Jessica Sophia Wright (born 14 September 1985) is an English television personality and former singer. From 2010 to 2016, she appeared in the ITVBe reality series The Only Way Is Essex. Throughout her time on the series, she pursued a music career, notably releasing the single "Dance All Night". Since leaving the series, she has competed in various series including Dance Dance Dance, Celebrity Karaoke Club and Cooking with the Stars. She also co-hosts the Wright at Home podcast alongside her sister and mother.

==Early life==
Jessica Sophia Wright was born on 14 September 1985 in the London Borough of Tower Hamlets. She is the elder daughter of Bernard and Mark Wright Sr, as well as the sister of Mark, Josh Wright and Natalya, the cousin of Elliott Wright and Leah Wright, and the granddaughter of Patricia Brooker. She went to Bancroft's School in Woodford Green, which she has credited with nurturing her dream to work in entertainment. She has a degree in Business and Marketing Management from the University of Westminster.

==Career==
In 2010, Wright was cast alongside her family on the ITV reality series The Only Way Is Essex. In December 2011, the cast of The Only Way Is Essex released a cover of the Wham! song "Last Christmas", with their own version of the show's theme song, "The Only Way Is Up" by Yazz, as the single's B-side. In 2012, Wright signed a three-single deal with All Around the World. She later went to Marbella to film a music video for her debut single, "Dance All Night", which was released on 16 September 2012 and peaked at number 36 on the UK Singles Chart. Wright released her second single, "Dominoes", featuring Mann on 17 February 2013, which charted on the UK Official Dance Chart at number 36. Wright then released a further track, "Come With Me", in June 2013, as part of Clubland 23.

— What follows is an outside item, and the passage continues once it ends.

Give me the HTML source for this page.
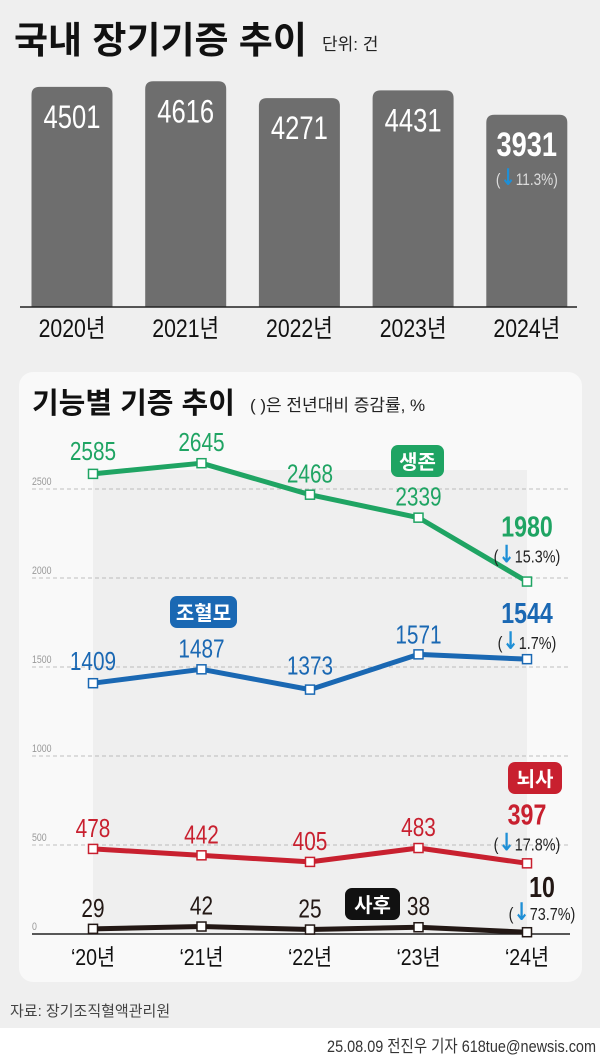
<!DOCTYPE html>
<html><head><meta charset="utf-8"><style>
html,body{margin:0;padding:0;background:#fff;}
svg{display:block;font-family:"Liberation Sans","Noto Sans CJK KR",sans-serif;}
</style></head><body>
<svg id="s" width="600" height="1060" viewBox="0 0 600 1060" xmlns="http://www.w3.org/2000/svg">
<rect x="0" y="0" width="600" height="1028" fill="#efefef"/>
<text x="14" y="53" font-size="37" font-weight="bold" fill="#111">국내 장기기증 추이</text>
<text x="322" y="50" font-size="17" fill="#222">단위: 건</text>
<g id="bars"></g>
<line x1="20" y1="307" x2="577" y2="307" stroke="#222" stroke-width="1.5"/>
<rect x="19" y="372" width="563" height="610" rx="14" fill="#f9f9f9"/>
<rect x="93" y="470" width="434" height="464" fill="#efefef"/>
<text x="32" y="413" font-size="29" font-weight="bold" fill="#111">기능별 기증 추이</text>
<text x="250" y="411" font-size="17" fill="#222">( )은 전년대비 증감률, %</text>
<g id="grid"></g>
<line x1="32" y1="934" x2="570" y2="934" stroke="#222" stroke-width="1.5"/>
<g id="lines"></g>
<g id="badges"></g>
<text x="10" y="1016" font-size="15" fill="#444">자료: 장기조직혈액관리원</text>
<text x="596" y="1052" font-size="17" fill="#333" text-anchor="end" transform="translate(596,0) scale(0.85,1) translate(-596,0)">25.08.09 전진우 기자 618tue@newsis.com</text>
</svg>
<script>
const barYears=['2020년','2021년','2022년','2023년','2024년'];
const barValues=[4501,4616,4271,4431,3931];
const barChange='11.3%';
const years=["‘20년","‘21년","‘22년","‘23년","‘24년"];
const survival=[2585,2645,2468,2339,1980];
const marrow=[1409,1487,1373,1571,1544];
const brainDeath=[478,442,405,483,397];
const postMortem=[29,42,25,38,10];
const changes=['15.3%','1.7%','17.8%','73.7%'];
const yTicks=[0,500,1000,1500,2000,2500];

const NS='http://www.w3.org/2000/svg';
function mk(tag,attrs,parent){const e=document.createElementNS(NS,tag);for(const k in attrs)e.setAttribute(k,attrs[k]);parent.appendChild(e);return e;}
function txt(parent,x,y,s,size,fill,bold,sx){const t=mk('text',{x:x,y:y,'font-size':size,fill:fill,'text-anchor':'middle','font-weight':bold?'bold':'normal',transform:`translate(${x},0) scale(${sx||0.82},1) translate(${-x},0)`},parent);t.textContent=s;return t;}
function pct(parent,x,y,s,size,fill){const t=mk('text',{x:x,y:y,'font-size':size,fill:fill,'text-anchor':'middle',transform:`translate(${x},0) scale(0.8,1) translate(${-x},0)`},parent);
 const a=document.createElementNS(NS,'tspan');a.textContent='(';t.appendChild(a);
 const b=document.createElementNS(NS,'tspan');b.setAttribute('fill','#1e8fd6');b.setAttribute('font-weight','bold');b.setAttribute('font-size',size*1.35);b.setAttribute('font-family','DejaVu Sans, sans-serif');b.textContent='↓';t.appendChild(b);
 const c=document.createElementNS(NS,'tspan');c.textContent=s+')';t.appendChild(c);return t;}

// bar chart
const bx=i=>72+i*113.7, by=v=>307-v*0.0489;
const bars=document.getElementById('bars');
barValues.forEach((v,i)=>{
 const x=bx(i),top=by(v),w=81;
 const p=mk('path',{d:`M${x-w/2},307 V${top+8} Q${x-w/2},${top} ${x-w/2+8},${top} H${x+w/2-8} Q${x+w/2},${top} ${x+w/2},${top+8} V307 Z`,fill:'#6e6e6e'},bars);
 
 
 const last=i===barValues.length-1;
 const t=txt(bars,x,top+41,String(v),last?34:32,'#fff',last,0.8);
 
 
 if(last){const q=pct(bars,x,top+70,barChange,17,'#ddd');}
 const l=txt(bars,x,337,barYears[i],25,'#111',false,0.85);
 
 
});

// line chart
const lx=i=>93+i*108.5, ly=v=>934-v*0.178;
const grid=document.getElementById('grid');
yTicks.forEach(v=>{
 if(v>0){const g=mk('line',{x1:32,x2:570,y1:ly(v),y2:ly(v),stroke:'#aaa','stroke-dasharray':'4,3','stroke-width':0.8},grid);
 
 }
 const t=mk('text',{x:32,y:ly(v)-4,'font-size':11,fill:'#999',transform:`translate(32,0) scale(0.8,1) translate(-32,0)`},grid);t.textContent=String(v);
 
 
});
years.forEach((s,i)=>{const t=txt(grid,lx(i),965,s,23,'#111',false,0.85);
 
 });

const series=[
 {name:'survival',data:survival,color:'#1fa463',off:[14,12,12,12],lastOff:45,pctOff:19},
 {name:'marrow',data:marrow,color:'#1a68b3',off:[13,12,15,11],lastOff:36,pctOff:12},
 {name:'brain-death',data:brainDeath,color:'#c8202f',off:[12,12,12,12],lastOff:39,pctOff:15},
 {name:'post-mortem',data:postMortem,color:'#231815',off:[12,12,12,12],lastOff:35,pctOff:12}
];
const lines=document.getElementById('lines');
series.forEach((s,si)=>{
 const pts=s.data.map((v,i)=>lx(i)+','+ly(v)).join(' ');
 const pl=mk('polyline',{points:pts,fill:'none',stroke:s.color,'stroke-width':5,'stroke-linejoin':'round'},lines);
 
 
 s.data.forEach((v,i)=>{
  const r=mk('rect',{x:lx(i)-4.5,y:ly(v)-4.5,width:9,height:9,fill:'#fff',stroke:s.color,'stroke-width':1.5},lines);
  
  
  const last=i===s.data.length-1;
  let t;
  if(!last){t=txt(lines,lx(i),ly(v)-s.off[i],String(v),26,s.color,false,0.8);}
  else{const x=si===3?542:lx(i);t=txt(lines,x,ly(v)-s.lastOff,String(v),29,s.color,true,0.8);
   const q=pct(lines,x,ly(v)-s.lastOff+(si===3?23:26),changes[si],18,'#222');
   
   }
  
  
 });
});

const badges=[['생존',391,445,53,'#1fa463'],['조혈모',170,596,67,'#1a68b3'],['뇌사',508,762,54,'#c8202f'],['사후',345,888,55,'#111']];
const bg=document.getElementById('badges');
badges.forEach(b=>{
 const r=mk('rect',{x:b[1],y:b[2],width:b[3],height:32,rx:7,fill:b[4]},bg);
 
 
 const t=mk('text',{x:b[1]+b[3]/2,y:b[2]+24,'font-size':20,'font-weight':'bold',fill:'#fff','text-anchor':'middle'},bg);t.textContent=b[0];
 
 
});
</script>
</body></html>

In 2016, after appearing in 16 series, she announced her departure from The Only Way Is Essex. Wright returned for one episode five months later to visit friend Bobby Norris, following the death of his dog. A year after her exit, she competed on Dance Dance Dance; she was the second to be eliminated. In 2020, she was a contestant on the first series of Celebrity Karaoke Club. Then in 2025, she competed in the fifth series of the ITV cooking competition series Cooking with the Stars. She was eliminated first. Also in 2025, Wright began fronting the Wright at Home podcast alongside mother Carol and sister Natalya. An episode of their podcast garnered controversy in March 2026 after the three made "degrading" comments about women who wear thong bikinis. They later apologised for their comments.

==Personal life==
Wright was in a relationship with her fellow The Only Way Is Essex co-star Ricky Rayment between 2012 and 2014. She married William Lee-Kemp in 2021 and she gave birth to her first child, a boy, in May 2022.

==Filmography==

As herself
| Year | Title | Notes |
|---|---|---|
| 2010–2016 | The Only Way Is Essex | Main cast |
| 2015 | Celebrity Juice | Panellist |
| 2017 | Dance Dance Dance | Contestant; fourth place |
| 2020 | Celebrity Karaoke Club | Contestant; fourth place |
| 2025 | Cooking with the Stars | Contestant; eighth place |

==Discography==
===Singles===

| Title | Year | Peak chart positions |
UK
| "Dance All Night" | 2012 | 36 |
| "Dominoes" (featuring Mann) | 2013 | – |
| "Come with Me" | – |
"—" denotes a recording that failed to chart, was ineligible for the chart, or was not released.